A United States District Court judge ruled February 28 that fishing businesses affected by the May 2015 Plains All American pipeline spill in Santa Barbara County can move forward with their class action lawsuit against the oil company. The judge denied plaintiffs’ request for certification of three other subclasses, but indicated that he would consider certification of a narrower group of subclasses. (Keith Andrews, et. al. vs. Plains All American Pipeline, L.P., Case No. 2:15-CV-04113-PSG-JEM, U.S. District Court, Central District of Calif., August 22, 2016, Judge Philip S. Gutierrez.)

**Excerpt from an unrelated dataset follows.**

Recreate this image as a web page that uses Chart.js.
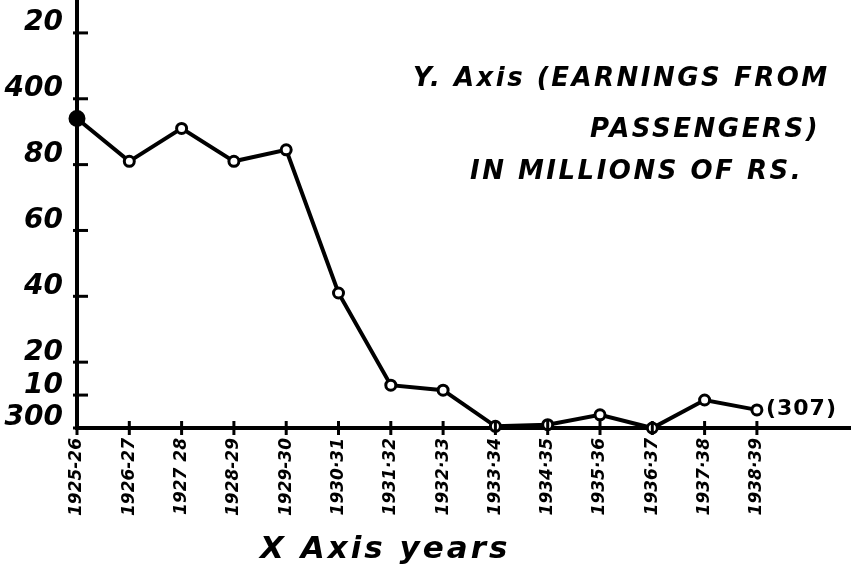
<!DOCTYPE html>
<html><head><meta charset="utf-8">
<script src="https://cdn.jsdelivr.net/npm/chart.js@4"></script>
<style>html,body{margin:0;padding:0;background:#fff;}#wrap{width:857px;height:572px;position:relative}</style>
</head><body><div id="wrap"><canvas id="c" width="857" height="572"></canvas></div>
<script>
const years = ["1925-26","1926-27","1927 28","1928-29","1929-30","1930·31","1931·32","1932·33","1933·34","1934·35","1935·36","1936·37","1937·38","1938·39"];
const earnings = [394, 381, 391, 381, 384.5, 341, 313, 311.5, 300.5, 301, 304, 300, 308.5, 305.5];
const yTickValues = [300, 310, 320, 340, 360, 380, 400, 420];
const yTickLabels = ["300", "10", "20", "40", "60", "80", "400", "20"];
const lastNote = "(307)";
const titleLines = ["Y. Axis (EARNINGS FROM", "PASSENGERS)", "IN MILLIONS OF RS."];
const xTitle = "X Axis years";

const FONT = "'DejaVu Sans', 'Liberation Sans', sans-serif";

const decor = {
  id: 'decor',
  afterDraw(chart) {
    const ctx = chart.ctx, xs = chart.scales.x, ys = chart.scales.y;
    const a = chart.chartArea;
    ctx.save();
    ctx.strokeStyle = '#000';
    ctx.lineWidth = 3;
    years.forEach((_, i) => {
      const px = xs.getPixelForValue(i);
      ctx.beginPath(); ctx.moveTo(px, a.bottom - 7); ctx.lineTo(px, a.bottom + 7); ctx.stroke();
    });
    yTickValues.forEach(v => {
      const py = ys.getPixelForValue(v);
      ctx.beginPath(); ctx.moveTo(a.left - 4, py); ctx.lineTo(a.left + 11, py); ctx.stroke();
    });
    ctx.fillStyle = '#000';
    ctx.textAlign = 'left';
    ctx.textBaseline = 'alphabetic';
    ctx.font = "italic bold 26px " + FONT;
    ctx.letterSpacing = '2.5px';
    ctx.fillText(titleLines[0], 413, 86);
    ctx.fillText(titleLines[1], 590, 137);
    ctx.fillText(titleLines[2], 470, 179);
    ctx.font = "italic bold 31px " + FONT;
    ctx.letterSpacing = '3px';
    ctx.fillText(xTitle, 260, 558);
    ctx.letterSpacing = '1px';
    const li = earnings.length - 1;
    const lx = xs.getPixelForValue(li), ly = ys.getPixelForValue(earnings[li]);
    ctx.textBaseline = 'middle';
    ctx.font = "bold 22px " + FONT;
    ctx.fillText(lastNote, lx + 9, ly - 1);
    ctx.restore();
  }
};

new Chart(document.getElementById('c'), {
  type: 'line',
  data: {
    datasets: [{
      data: earnings.map((v, i) => ({ x: i, y: v })),
      borderColor: '#000',
      borderWidth: 4,
      tension: 0,
      clip: false,
      pointRadius: ctx => ctx.dataIndex === 0 ? 7 : 5,
      pointBorderWidth: 3,
      pointBorderColor: '#000',
      pointBackgroundColor: ctx => ctx.dataIndex === 0 ? '#000' : '#fff'
    }]
  },
  plugins: [decor],
  options: {
    responsive: false,
    devicePixelRatio: 1,
    animation: false,
    layout: { autoPadding: false, padding: { top: 0, right: 7, left: 0, bottom: 0 } },
    plugins: { legend: { display: false }, tooltip: { enabled: false } },
    scales: {
      x: {
        type: 'linear',
        min: 0,
        max: 14.78,
        afterBuildTicks: s => { s.ticks = years.map((_, i) => ({ value: i })); },
        afterFit: s => { s.height = 144; s.paddingLeft = 0; s.paddingRight = 0; },
        border: { display: true, color: '#000', width: 4 },
        grid: { display: false, drawTicks: false },
        ticks: {
          autoSkip: false,
          maxRotation: 90, minRotation: 90,
          padding: 10,
          color: '#000',
          font: { family: FONT, size: 17, weight: 'bold', style: 'italic' },
          callback: v => years[v]
        }
      },
      y: {
        type: 'linear',
        min: 300,
        max: 430,
        afterBuildTicks: s => { s.ticks = yTickValues.map(v => ({ value: v })); },
        afterFit: s => { s.width = 77; s.paddingTop = 0; s.paddingBottom = 0; },
        border: { display: true, color: '#000', width: 4 },
        grid: { display: false, drawTicks: false },
        ticks: {
          padding: 14,
          color: '#000',
          font: { family: FONT, size: 28, weight: 'bold', style: 'italic', lineHeight: 0.7 },
          callback: v => [yTickLabels[yTickValues.indexOf(v)], ""]
        }
      }
    }
  }
});
</script>
</body></html>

Claims brought on behalf of members of the fishing subclass will proceed with additional discovery including depositions of key Plains employees. The plaintiffs intend to file a renewed motion for class certification on behalf of the remaining subclasses, consistent with the court’s order.
On May 19, 2015, a Plains oil pipeline ruptured and spilled approximately 140,000 gallons of oil near Refugio State Beach in Santa Barbara County causing damage to property and businesses. An investigation showed that the pipeline rupture was due to maintenance neglect and extensive pipeline corrosion. In addition to a number of civil lawsuits, Plains faces 46 counts of criminal charges brought by the County of Santa Barbara.
The following firms have been representing plaintiffs since the cases were filed: Cappello & Noël LLP; Keller Rohrback LLP; Lieff Cabraser Heimann & Bernstein LLP; and Audet & Partners. In its order, the district court appointed these firms as Lead Counsel for the class action.